How Data Moves Through a Ceph Cluster
- Client Request – An application (e.g., a VM hypervisor, a Kubernetes pod, or an S3‑compatible client) contacts the Ceph monitor (MON) to retrieve the latest cluster map.
- CRUSH Mapping – Using the map, the client runs the CRUSH algorithm locally to determine which Object Storage Daemons (OSDs) hold the primary and replica copies of the target object.
- Direct OSD Communication – The client opens a direct TCP/CEPH messenger connection to the primary OSD, which may forward data to replica OSDs based on the placement group configuration.
- Acknowledgment – Once the write quorum is satisfied, the primary OSD responds to the client, completing the operation.
Because the client performs the mapping, the MONs are only needed for cluster state changes (e.g., OSD joins/leaves, failure detection), dramatically reducing bottlenecks.

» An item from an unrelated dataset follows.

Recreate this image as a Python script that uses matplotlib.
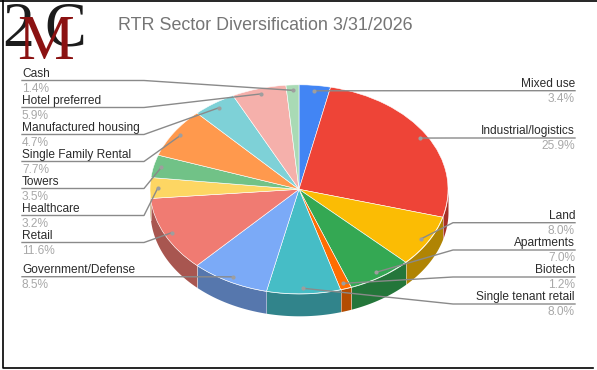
import numpy as np
import matplotlib
matplotlib.use("Agg")
import matplotlib.pyplot as plt
from matplotlib.colors import to_rgb

W, H = 597, 370

labels = ["Mixed use", "Industrial/logistics", "Land", "Apartments", "Biotech",
          "Single tenant retail", "Government/Defense", "Retail", "Healthcare",
          "Towers", "Single Family Rental", "Manufactured housing",
          "Hotel preferred", "Cash"]
values = [3.4, 25.9, 8.0, 7.0, 1.2, 8.0, 8.5, 11.6, 3.2, 3.5, 7.7, 4.7, 5.9, 1.4]
colors = ["#4285F4", "#EE4437", "#FBBC04", "#34A853", "#FF6D01", "#46BDC6", "#7BAAF7",
          "#F07B72", "#FDD663", "#71C287", "#FF994D", "#7ED1D7", "#F5B0AB", "#A9DAB5"]

# y of each leader line in pixels, same order as labels
line_y = [90.7, 138, 222.7, 250, 277, 304, 276.7, 242.5, 215.5, 188.5, 161.5, 134.5, 107.5, 80.5]

cx, cy, rx, ry, depth = 299, 189.3, 149, 104.5, 22

plt.rcParams['font.family'] = ['Liberation Sans', 'DejaVu Sans']
fig = plt.figure(figsize=(W / 100, H / 100), dpi=100)
ax = fig.add_axes([0, 0, 1, 1])


def px(x, y):
    return (x - cx) / rx, (cy - y) / ry


# pie unit circle gets squashed into the tilted ellipse by the limits
edges = 90 - np.cumsum([0] + values) * 3.6
mids = (edges[:-1] + edges[1:]) / 2

# side wall, only the front half shows
d = depth / ry
for i, col in enumerate(colors):
    a0, a1 = max(edges[i + 1], -180), min(edges[i], 0)
    if a0 >= a1:
        continue
    t = np.radians(np.linspace(a1, a0, 60))
    dark = tuple(c * 0.7 for c in to_rgb(col))
    ax.fill_between(np.cos(t), np.sin(t) - d, np.sin(t), color=dark, lw=0, zorder=1)
    if a1 < 0:
        s = np.radians(a1)
        ax.plot([np.cos(s)] * 2, [np.sin(s) - d, np.sin(s)], color="#ffffff", alpha=0.45, lw=0.7, zorder=1.5)

ax.pie(values, colors=colors, startangle=90, counterclock=False, radius=1, center=(0, 0),
       wedgeprops={"edgecolor": "#ffffff", "linewidth": 0.4, "zorder": 2})
ax.set_aspect("auto")
ax.set_xlim(px(0, 0)[0], px(W, 0)[0])
ax.set_ylim(px(0, H)[1], px(0, 0)[1])

# leaders and labels
for i, name in enumerate(labels):
    th = np.radians(mids[i])
    dot = (0.948 * np.cos(th), 0.948 * np.sin(th))
    left = mids[i] < -90
    end, knee = (22, 144) if left else (575, 453)
    xs = [px(end, 0)[0], px(knee, 0)[0], dot[0]]
    yy = px(0, line_y[i])[1]
    ax.plot(xs, [yy, yy, dot[1]], color="#8a8a8a", lw=1.0, zorder=4, solid_joinstyle="round")
    ax.plot(*dot, "o", color="#9e9e9e", ms=3, mew=0, zorder=5)
    ha = "left" if left else "right"
    ax.text(px(end, 0)[0], yy + 0.6 / ry, name, ha=ha, va="bottom", fontsize=8.6, color="#2b2b2b", zorder=6)
    ax.text(px(end, 0)[0], yy - 2.2 / ry, f"{values[i]:.1f}%", ha=ha, va="top", fontsize=8.6, color="#a8a8a8", zorder=6)

ax.text(*px(118, 25.5), "RTR Sector Diversification 3/31/2026", ha="left", va="center",
        fontsize=12.9, color="#757575")

# logo
ax.text(*px(18.5, 45.5), "2", ha="center", va="baseline", family="Liberation Serif", fontsize=46,
        color="#1c1c1c", zorder=7)
ax.text(*px(65, 45), "C", ha="center", va="baseline", family="Liberation Serif", fontsize=45,
        color="#1c1c1c", zorder=7)
ax.text(*px(45.5, 59), "M", ha="center", va="baseline", family="Liberation Serif", fontsize=46,
        color="#8B1212", zorder=8)

# picture frame
ax.plot(*zip(px(2.5, 0.7), px(2.5, 368), px(593, 368)), color="#000000", lw=1.2, zorder=9)
ax.plot(*zip(px(0, 0.7), px(597, 0.7)), color="#000000", lw=1.2, zorder=9)

ax.axis("off")
fig.savefig("out.png", dpi=100)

Note: The Ceph Manager (MGR) daemon provides additional services such as a REST API, dashboards, and telemetry, but does not participate in data routing.
Key Ceph Components
| Component | Role | Typical Deployment Count |
|---|---|---|
| MON (Monitor) | Maintains cluster maps, monitors health, provides consensus via Paxos. | 3‑5 (odd number for quorum) |
| OSD (Object Storage Daemon) | Stores data on disks, handles replication, recovery, backfilling. | 1 per storage drive (hundreds to thousands) |
| MGR (Manager) | Offers monitoring dashboards, REST API, and additional modules (e.g., balancer, prometheus). | 2 (active/standby) |
| RBD (RADOS Block Device) | Block storage interface for VMs, containers, etc. | N/A (service layer) |
| CephFS (POSIX file system) | Distributed file system built on top of RADOS. | N/A |
| RGW (RADOS Gateway) | S3/Swift compatible object storage gateway. | 1‑N (depends on load) |
| CRUSH Map | Defines hierarchical placement rules (e.g., host > rack > row). | N/A (configuration) |
Understanding how these pieces interoperate is essential for designing a resilient architecture.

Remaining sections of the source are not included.